▼
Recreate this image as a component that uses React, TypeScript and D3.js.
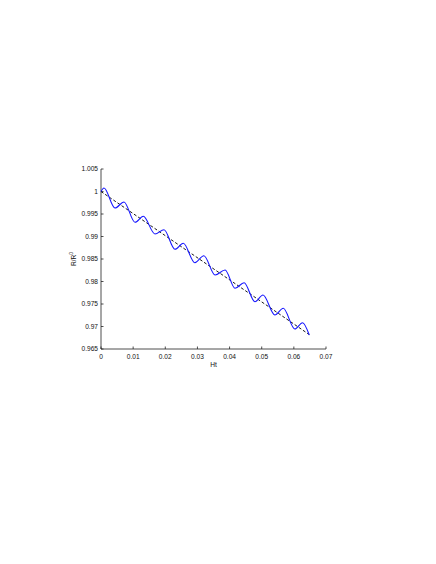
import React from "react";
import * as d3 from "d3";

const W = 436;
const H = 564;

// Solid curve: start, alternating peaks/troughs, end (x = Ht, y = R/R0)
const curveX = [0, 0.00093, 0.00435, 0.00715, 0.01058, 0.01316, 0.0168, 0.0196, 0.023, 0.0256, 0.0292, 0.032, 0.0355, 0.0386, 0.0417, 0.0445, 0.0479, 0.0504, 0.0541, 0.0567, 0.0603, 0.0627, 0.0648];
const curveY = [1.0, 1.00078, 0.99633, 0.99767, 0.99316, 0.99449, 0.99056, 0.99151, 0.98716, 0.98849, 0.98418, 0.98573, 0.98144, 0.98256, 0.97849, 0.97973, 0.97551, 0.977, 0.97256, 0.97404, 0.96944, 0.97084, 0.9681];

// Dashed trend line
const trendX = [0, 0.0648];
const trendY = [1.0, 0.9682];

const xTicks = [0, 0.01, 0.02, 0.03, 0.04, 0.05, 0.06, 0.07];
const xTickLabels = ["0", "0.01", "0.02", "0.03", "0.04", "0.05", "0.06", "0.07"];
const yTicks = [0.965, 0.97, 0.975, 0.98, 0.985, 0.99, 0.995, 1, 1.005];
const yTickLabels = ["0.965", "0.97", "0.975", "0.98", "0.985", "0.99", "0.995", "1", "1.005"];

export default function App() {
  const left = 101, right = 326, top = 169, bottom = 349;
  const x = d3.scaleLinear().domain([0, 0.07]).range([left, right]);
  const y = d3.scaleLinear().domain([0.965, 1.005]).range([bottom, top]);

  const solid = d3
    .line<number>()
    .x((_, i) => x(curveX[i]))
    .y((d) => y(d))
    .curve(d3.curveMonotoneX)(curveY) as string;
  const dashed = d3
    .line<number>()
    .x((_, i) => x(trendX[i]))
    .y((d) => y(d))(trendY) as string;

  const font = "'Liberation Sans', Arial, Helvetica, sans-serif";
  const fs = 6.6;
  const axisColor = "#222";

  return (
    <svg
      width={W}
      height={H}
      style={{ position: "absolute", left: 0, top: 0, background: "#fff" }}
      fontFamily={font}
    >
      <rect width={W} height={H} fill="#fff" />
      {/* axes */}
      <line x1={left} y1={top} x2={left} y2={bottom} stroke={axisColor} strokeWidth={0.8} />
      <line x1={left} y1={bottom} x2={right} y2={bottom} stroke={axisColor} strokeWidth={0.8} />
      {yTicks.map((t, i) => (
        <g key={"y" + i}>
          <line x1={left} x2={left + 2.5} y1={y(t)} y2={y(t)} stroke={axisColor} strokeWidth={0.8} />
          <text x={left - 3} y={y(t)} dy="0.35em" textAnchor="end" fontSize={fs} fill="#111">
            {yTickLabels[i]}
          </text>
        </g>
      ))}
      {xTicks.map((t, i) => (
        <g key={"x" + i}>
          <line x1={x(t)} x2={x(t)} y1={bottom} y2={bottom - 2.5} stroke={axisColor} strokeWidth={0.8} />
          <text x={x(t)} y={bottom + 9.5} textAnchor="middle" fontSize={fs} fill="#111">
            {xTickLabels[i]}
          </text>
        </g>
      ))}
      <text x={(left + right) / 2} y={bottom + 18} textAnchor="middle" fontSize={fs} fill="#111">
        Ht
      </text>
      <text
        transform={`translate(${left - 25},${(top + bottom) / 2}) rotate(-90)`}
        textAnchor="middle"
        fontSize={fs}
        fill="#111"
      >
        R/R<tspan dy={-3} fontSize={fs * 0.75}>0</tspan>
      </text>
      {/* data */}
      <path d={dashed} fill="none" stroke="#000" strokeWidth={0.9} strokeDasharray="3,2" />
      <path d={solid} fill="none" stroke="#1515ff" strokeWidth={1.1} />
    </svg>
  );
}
▲
## EXERCISE DESCRIPTION
Only the lines from the top of the data through the line with "const trendY = [1.0, 0.9682];" should be quoted, exactly and with both ends kept; skip the pictures.

## WRITTEN SOLUTION
Recreate this image as a component that uses React, TypeScript and D3.js.
import React from "react";
import * as d3 from "d3";

const W = 436;
const H = 564;

// Solid curve: start, alternating peaks/troughs, end (x = Ht, y = R/R0)
const curveX = [0, 0.00093, 0.00435, 0.00715, 0.01058, 0.01316, 0.0168, 0.0196, 0.023, 0.0256, 0.0292, 0.032, 0.0355, 0.0386, 0.0417, 0.0445, 0.0479, 0.0504, 0.0541, 0.0567, 0.0603, 0.0627, 0.0648];
const curveY = [1.0, 1.00078, 0.99633, 0.99767, 0.99316, 0.99449, 0.99056, 0.99151, 0.98716, 0.98849, 0.98418, 0.98573, 0.98144, 0.98256, 0.97849, 0.97973, 0.97551, 0.977, 0.97256, 0.97404, 0.96944, 0.97084, 0.9681];

// Dashed trend line
const trendX = [0, 0.0648];
const trendY = [1.0, 0.9682];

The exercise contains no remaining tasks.